Scott Shute, VP of Customer Operations at LinkedIn, had one of those telling experiences traveling with his young family over the Thanksgiving holiday. Scott arrived at the Las Vegas airport with just 22 minutes to make his connecting flight, and he literally raced a mile to arrive at the departure gate just as the last few passengers were boarding the plane.  Out of breath, Scott approached the gate agent to let her know that his wife and toddler will be arriving momentarily.  He asked if she could just wait 90 seconds for them to arrive. “Ha,” exclaimed the gate agent as she turned to the boarding door.

Scott’s frustration with that airline’s gate agent left an indelible imprint on how he defines customer experience at LinkedIn.

A company’s culture defines the customer experience

In a recent interview with show host and Fanatics Media managing director, Mark Fidelman, on CX Factor, a customer experience show sponsored by Oracle, Shute explains the connection between LinkedIn’s culture, the company’s ‘members first’ philosophy, and its phenomenal success. Their rapid growth, from 30 million members in 2008 to 467 million members in October 2017 all starts with a culture of empowerment.  And that starts with C-Suite ownership of the culture.

LinkedIn’s culture is based on the core values of permission and trust.  Each employee has permission to do what is right for the customer. Shute says owning the solution to the customer’s problem is possible because employees know they have full support of the C-Suite to do what’s right.  That sense of ownership spans the entire company from customer support through product development.  Each employee knows they are part of the solution.

Don’t take lightly the value of permission. It implies trust, the most valuable kind; that leaders trust their employees to make the right decisions for their customers, first, and the company, second. To establish that level of trust in your organization, you need all of the following:

  1. Clearly defined values and a management team that demonstrates these values day in and day out through their actions, behaviors and decisions.
  2. A recruitment process that tests for these values, and hiring decisions are made accordingly, without compromise. The best candidates live by these values as well as possess the required skills.
  3. The customer experience team has a deep, detailed understanding of customers’ journeys, as defined by both paid members and platform users, for the entire relationship lifecycle. This means going beyond interaction points and content to include emotion and intent mapping for each role at every level within the organization.
  4. Defined processes and information based on lifecycle journeys that in turn enables them. The focus is on providing employees with the right information at the right time.
  5. Opening all parts of the company to the customer to encourage dialog and personal relationships across all communication channels.

Customer experience is not a platitude.  Yet for many companies it remains a slogan, a marketing initiative or something that pertains only to front line staff.  Therein lays the seed bed of poor customer experiences.  What these brands don’t realize is the linkage effect.

According to Peter Drucker, culture drives strategy, which in turn defines organization and processes.

Employees, who themselves don’t feel valued, recognized, or appreciated, have a hard time consistently demonstrating a different set of values to their  customers.
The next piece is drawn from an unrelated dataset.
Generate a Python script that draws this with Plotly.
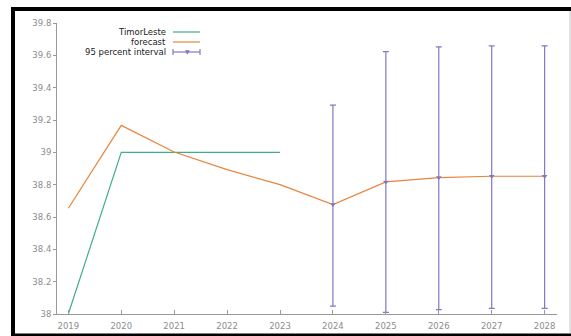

Shute’s airline experience demonstrates that, as does a recent experience I had at JW Marriott at the Mall of Americas that included the “erroneous” removal and theft of a personal item from my room.  In both cases, the message was clear – the customer was not valued – which calls into question whether the staff themselves are valued

Listening is a critical requirement to empowering employees with the right insights and advice upon which to act .  LinkedIn relies on more than its state-of-the-art social customer listening system to hear its customers.  The company monitors customer emotions around key issues that executive leadership prioritizes weekly to address.

The combination of a culture focused on customer satisfaction; employee empowerment to directly solve issues; a rich, deep data set, and modern technology infrastructure enables LinkedIn to continually innovate and respond timely to customer needs.

Shute’s advice can be put into action with these best practices:

  • Ensure the C-Suite owns the customer and models the behavior of ‘customer first’
  • Proactively define a culture that values employees and empowers them to act in the customers’ best interest
  • Create human connections at the individual level

The last point is the most important. Technology enables asynchronous conversations to employee productivity but they’re only effective if customer experiences are supported by real, meaningful relationships.